▶ REQUIRED WORK:
All of the data should be output character for character, except the pictures.
========================================
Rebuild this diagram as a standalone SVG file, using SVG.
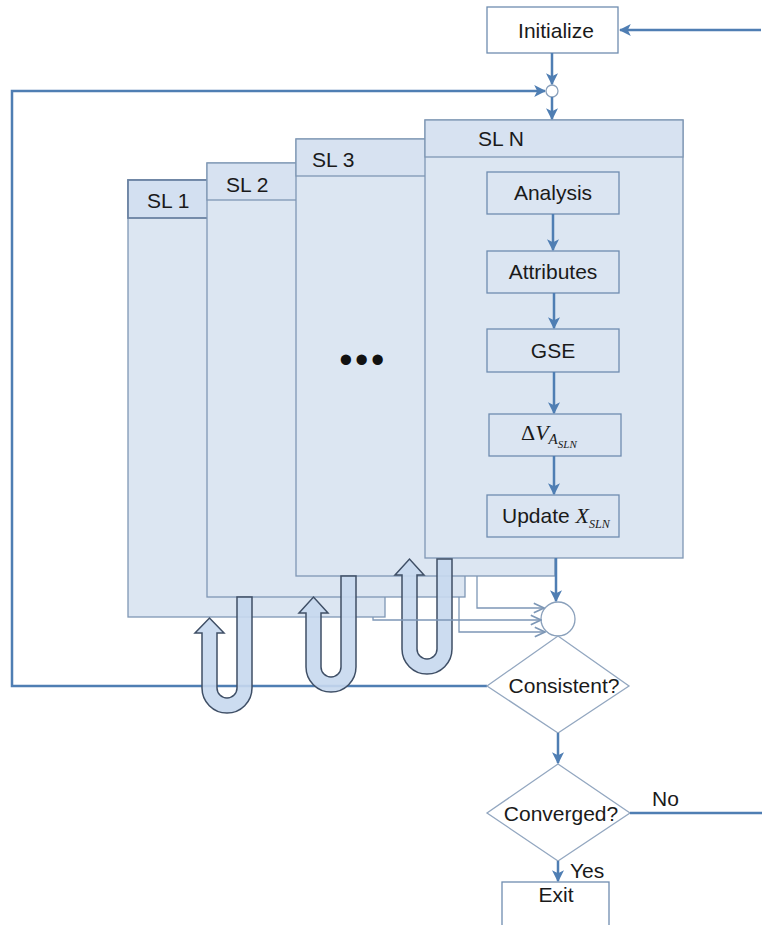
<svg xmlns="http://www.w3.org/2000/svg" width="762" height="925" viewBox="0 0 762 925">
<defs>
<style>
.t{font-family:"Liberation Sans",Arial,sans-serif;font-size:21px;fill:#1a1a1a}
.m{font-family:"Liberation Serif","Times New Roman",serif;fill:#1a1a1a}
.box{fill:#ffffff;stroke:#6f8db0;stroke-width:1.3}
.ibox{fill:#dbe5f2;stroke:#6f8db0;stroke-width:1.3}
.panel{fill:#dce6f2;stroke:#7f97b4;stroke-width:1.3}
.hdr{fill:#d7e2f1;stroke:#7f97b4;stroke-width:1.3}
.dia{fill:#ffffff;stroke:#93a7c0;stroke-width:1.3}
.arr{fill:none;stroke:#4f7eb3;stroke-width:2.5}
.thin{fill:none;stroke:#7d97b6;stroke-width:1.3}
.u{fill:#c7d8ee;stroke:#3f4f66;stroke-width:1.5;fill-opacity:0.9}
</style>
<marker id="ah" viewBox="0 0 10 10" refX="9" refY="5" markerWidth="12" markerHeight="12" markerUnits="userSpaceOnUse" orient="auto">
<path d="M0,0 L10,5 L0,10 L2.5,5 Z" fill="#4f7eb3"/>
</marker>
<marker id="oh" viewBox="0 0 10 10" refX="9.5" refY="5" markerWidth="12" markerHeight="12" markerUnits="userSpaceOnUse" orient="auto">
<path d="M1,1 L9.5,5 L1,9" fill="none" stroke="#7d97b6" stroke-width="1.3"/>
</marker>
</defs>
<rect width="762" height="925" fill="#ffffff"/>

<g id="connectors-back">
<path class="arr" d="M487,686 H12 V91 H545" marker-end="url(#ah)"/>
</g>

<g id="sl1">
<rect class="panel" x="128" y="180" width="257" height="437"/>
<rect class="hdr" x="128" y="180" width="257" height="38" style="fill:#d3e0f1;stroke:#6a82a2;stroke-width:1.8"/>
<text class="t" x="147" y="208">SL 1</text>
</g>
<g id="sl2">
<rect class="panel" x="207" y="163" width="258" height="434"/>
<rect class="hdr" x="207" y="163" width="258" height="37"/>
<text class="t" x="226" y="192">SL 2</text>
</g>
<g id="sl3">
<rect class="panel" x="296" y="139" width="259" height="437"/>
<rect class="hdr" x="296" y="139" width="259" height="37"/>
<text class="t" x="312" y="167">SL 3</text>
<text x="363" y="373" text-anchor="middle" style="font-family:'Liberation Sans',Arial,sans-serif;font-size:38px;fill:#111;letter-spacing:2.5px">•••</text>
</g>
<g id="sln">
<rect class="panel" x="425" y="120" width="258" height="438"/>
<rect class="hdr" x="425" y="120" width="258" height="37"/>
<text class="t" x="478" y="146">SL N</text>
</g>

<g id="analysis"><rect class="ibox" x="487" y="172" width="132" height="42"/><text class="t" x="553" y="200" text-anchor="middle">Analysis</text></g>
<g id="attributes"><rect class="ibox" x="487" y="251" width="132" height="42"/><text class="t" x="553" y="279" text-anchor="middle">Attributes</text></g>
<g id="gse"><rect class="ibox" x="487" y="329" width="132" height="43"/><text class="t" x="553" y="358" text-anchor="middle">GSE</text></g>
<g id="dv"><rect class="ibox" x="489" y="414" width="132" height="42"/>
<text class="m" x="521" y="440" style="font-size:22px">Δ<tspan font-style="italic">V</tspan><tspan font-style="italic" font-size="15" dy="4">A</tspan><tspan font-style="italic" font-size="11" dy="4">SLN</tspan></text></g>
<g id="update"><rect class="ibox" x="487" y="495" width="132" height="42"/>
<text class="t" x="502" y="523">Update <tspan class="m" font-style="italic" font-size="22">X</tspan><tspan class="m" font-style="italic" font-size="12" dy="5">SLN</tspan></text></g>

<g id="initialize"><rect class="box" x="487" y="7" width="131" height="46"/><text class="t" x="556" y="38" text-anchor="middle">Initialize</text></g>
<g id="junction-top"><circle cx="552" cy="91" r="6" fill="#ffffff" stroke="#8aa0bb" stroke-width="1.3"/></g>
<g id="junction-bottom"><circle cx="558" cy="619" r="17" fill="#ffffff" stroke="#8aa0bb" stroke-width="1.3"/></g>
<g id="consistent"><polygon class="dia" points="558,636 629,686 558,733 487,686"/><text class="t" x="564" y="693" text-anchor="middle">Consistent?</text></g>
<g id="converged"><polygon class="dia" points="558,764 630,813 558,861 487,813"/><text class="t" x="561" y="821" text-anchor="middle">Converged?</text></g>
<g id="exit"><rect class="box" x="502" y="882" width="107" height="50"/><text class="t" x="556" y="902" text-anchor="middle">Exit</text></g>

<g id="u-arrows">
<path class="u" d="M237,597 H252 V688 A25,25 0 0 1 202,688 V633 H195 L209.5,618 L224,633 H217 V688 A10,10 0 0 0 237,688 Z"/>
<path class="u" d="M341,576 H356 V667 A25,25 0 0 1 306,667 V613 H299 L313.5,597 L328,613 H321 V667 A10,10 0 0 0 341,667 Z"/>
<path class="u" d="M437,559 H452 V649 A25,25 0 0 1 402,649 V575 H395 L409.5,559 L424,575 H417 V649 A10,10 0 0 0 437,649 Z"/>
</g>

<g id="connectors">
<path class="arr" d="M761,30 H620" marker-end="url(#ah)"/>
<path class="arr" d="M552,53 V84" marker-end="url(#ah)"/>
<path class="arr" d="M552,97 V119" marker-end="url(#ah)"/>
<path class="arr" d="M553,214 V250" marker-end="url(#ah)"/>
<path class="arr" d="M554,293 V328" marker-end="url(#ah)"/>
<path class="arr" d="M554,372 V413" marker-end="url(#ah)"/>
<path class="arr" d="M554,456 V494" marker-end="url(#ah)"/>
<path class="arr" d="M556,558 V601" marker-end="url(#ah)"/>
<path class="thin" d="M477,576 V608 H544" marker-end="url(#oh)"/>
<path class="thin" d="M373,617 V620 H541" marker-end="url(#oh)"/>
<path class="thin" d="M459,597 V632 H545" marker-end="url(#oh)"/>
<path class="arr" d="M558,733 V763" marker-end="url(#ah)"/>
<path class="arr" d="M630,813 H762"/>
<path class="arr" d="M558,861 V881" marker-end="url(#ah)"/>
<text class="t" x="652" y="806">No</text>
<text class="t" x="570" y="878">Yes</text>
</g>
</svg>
========================================
▶ SOLUTION:
Rebuild this diagram as a standalone SVG file, using SVG.
<svg xmlns="http://www.w3.org/2000/svg" width="762" height="925" viewBox="0 0 762 925">
<defs>
<style>
.t{font-family:"Liberation Sans",Arial,sans-serif;font-size:21px;fill:#1a1a1a}
.m{font-family:"Liberation Serif","Times New Roman",serif;fill:#1a1a1a}
.box{fill:#ffffff;stroke:#6f8db0;stroke-width:1.3}
.ibox{fill:#dbe5f2;stroke:#6f8db0;stroke-width:1.3}
.panel{fill:#dce6f2;stroke:#7f97b4;stroke-width:1.3}
.hdr{fill:#d7e2f1;stroke:#7f97b4;stroke-width:1.3}
.dia{fill:#ffffff;stroke:#93a7c0;stroke-width:1.3}
.arr{fill:none;stroke:#4f7eb3;stroke-width:2.5}
.thin{fill:none;stroke:#7d97b6;stroke-width:1.3}
.u{fill:#c7d8ee;stroke:#3f4f66;stroke-width:1.5;fill-opacity:0.9}
</style>
<marker id="ah" viewBox="0 0 10 10" refX="9" refY="5" markerWidth="12" markerHeight="12" markerUnits="userSpaceOnUse" orient="auto">
<path d="M0,0 L10,5 L0,10 L2.5,5 Z" fill="#4f7eb3"/>
</marker>
<marker id="oh" viewBox="0 0 10 10" refX="9.5" refY="5" markerWidth="12" markerHeight="12" markerUnits="userSpaceOnUse" orient="auto">
<path d="M1,1 L9.5,5 L1,9" fill="none" stroke="#7d97b6" stroke-width="1.3"/>
</marker>
</defs>
<rect width="762" height="925" fill="#ffffff"/>

<g id="connectors-back">
<path class="arr" d="M487,686 H12 V91 H545" marker-end="url(#ah)"/>
</g>

<g id="sl1">
<rect class="panel" x="128" y="180" width="257" height="437"/>
<rect class="hdr" x="128" y="180" width="257" height="38" style="fill:#d3e0f1;stroke:#6a82a2;stroke-width:1.8"/>
<text class="t" x="147" y="208">SL 1</text>
</g>
<g id="sl2">
<rect class="panel" x="207" y="163" width="258" height="434"/>
<rect class="hdr" x="207" y="163" width="258" height="37"/>
<text class="t" x="226" y="192">SL 2</text>
</g>
<g id="sl3">
<rect class="panel" x="296" y="139" width="259" height="437"/>
<rect class="hdr" x="296" y="139" width="259" height="37"/>
<text class="t" x="312" y="167">SL 3</text>
<text x="363" y="373" text-anchor="middle" style="font-family:'Liberation Sans',Arial,sans-serif;font-size:38px;fill:#111;letter-spacing:2.5px">•••</text>
</g>
<g id="sln">
<rect class="panel" x="425" y="120" width="258" height="438"/>
<rect class="hdr" x="425" y="120" width="258" height="37"/>
<text class="t" x="478" y="146">SL N</text>
</g>

<g id="analysis"><rect class="ibox" x="487" y="172" width="132" height="42"/><text class="t" x="553" y="200" text-anchor="middle">Analysis</text></g>
<g id="attributes"><rect class="ibox" x="487" y="251" width="132" height="42"/><text class="t" x="553" y="279" text-anchor="middle">Attributes</text></g>
<g id="gse"><rect class="ibox" x="487" y="329" width="132" height="43"/><text class="t" x="553" y="358" text-anchor="middle">GSE</text></g>
<g id="dv"><rect class="ibox" x="489" y="414" width="132" height="42"/>
<text class="m" x="521" y="440" style="font-size:22px">Δ<tspan font-style="italic">V</tspan><tspan font-style="italic" font-size="15" dy="4">A</tspan><tspan font-style="italic" font-size="11" dy="4">SLN</tspan></text></g>
<g id="update"><rect class="ibox" x="487" y="495" width="132" height="42"/>
<text class="t" x="502" y="523">Update <tspan class="m" font-style="italic" font-size="22">X</tspan><tspan class="m" font-style="italic" font-size="12" dy="5">SLN</tspan></text></g>

<g id="initialize"><rect class="box" x="487" y="7" width="131" height="46"/><text class="t" x="556" y="38" text-anchor="middle">Initialize</text></g>
<g id="junction-top"><circle cx="552" cy="91" r="6" fill="#ffffff" stroke="#8aa0bb" stroke-width="1.3"/></g>
<g id="junction-bottom"><circle cx="558" cy="619" r="17" fill="#ffffff" stroke="#8aa0bb" stroke-width="1.3"/></g>
<g id="consistent"><polygon class="dia" points="558,636 629,686 558,733 487,686"/><text class="t" x="564" y="693" text-anchor="middle">Consistent?</text></g>
<g id="converged"><polygon class="dia" points="558,764 630,813 558,861 487,813"/><text class="t" x="561" y="821" text-anchor="middle">Converged?</text></g>
<g id="exit"><rect class="box" x="502" y="882" width="107" height="50"/><text class="t" x="556" y="902" text-anchor="middle">Exit</text></g>

<g id="u-arrows">
<path class="u" d="M237,597 H252 V688 A25,25 0 0 1 202,688 V633 H195 L209.5,618 L224,633 H217 V688 A10,10 0 0 0 237,688 Z"/>
<path class="u" d="M341,576 H356 V667 A25,25 0 0 1 306,667 V613 H299 L313.5,597 L328,613 H321 V667 A10,10 0 0 0 341,667 Z"/>
<path class="u" d="M437,559 H452 V649 A25,25 0 0 1 402,649 V575 H395 L409.5,559 L424,575 H417 V649 A10,10 0 0 0 437,649 Z"/>
</g>

<g id="connectors">
<path class="arr" d="M761,30 H620" marker-end="url(#ah)"/>
<path class="arr" d="M552,53 V84" marker-end="url(#ah)"/>
<path class="arr" d="M552,97 V119" marker-end="url(#ah)"/>
<path class="arr" d="M553,214 V250" marker-end="url(#ah)"/>
<path class="arr" d="M554,293 V328" marker-end="url(#ah)"/>
<path class="arr" d="M554,372 V413" marker-end="url(#ah)"/>
<path class="arr" d="M554,456 V494" marker-end="url(#ah)"/>
<path class="arr" d="M556,558 V601" marker-end="url(#ah)"/>
<path class="thin" d="M477,576 V608 H544" marker-end="url(#oh)"/>
<path class="thin" d="M373,617 V620 H541" marker-end="url(#oh)"/>
<path class="thin" d="M459,597 V632 H545" marker-end="url(#oh)"/>
<path class="arr" d="M558,733 V763" marker-end="url(#ah)"/>
<path class="arr" d="M630,813 H762"/>
<path class="arr" d="M558,861 V881" marker-end="url(#ah)"/>
<text class="t" x="652" y="806">No</text>
<text class="t" x="570" y="878">Yes</text>
</g>
</svg>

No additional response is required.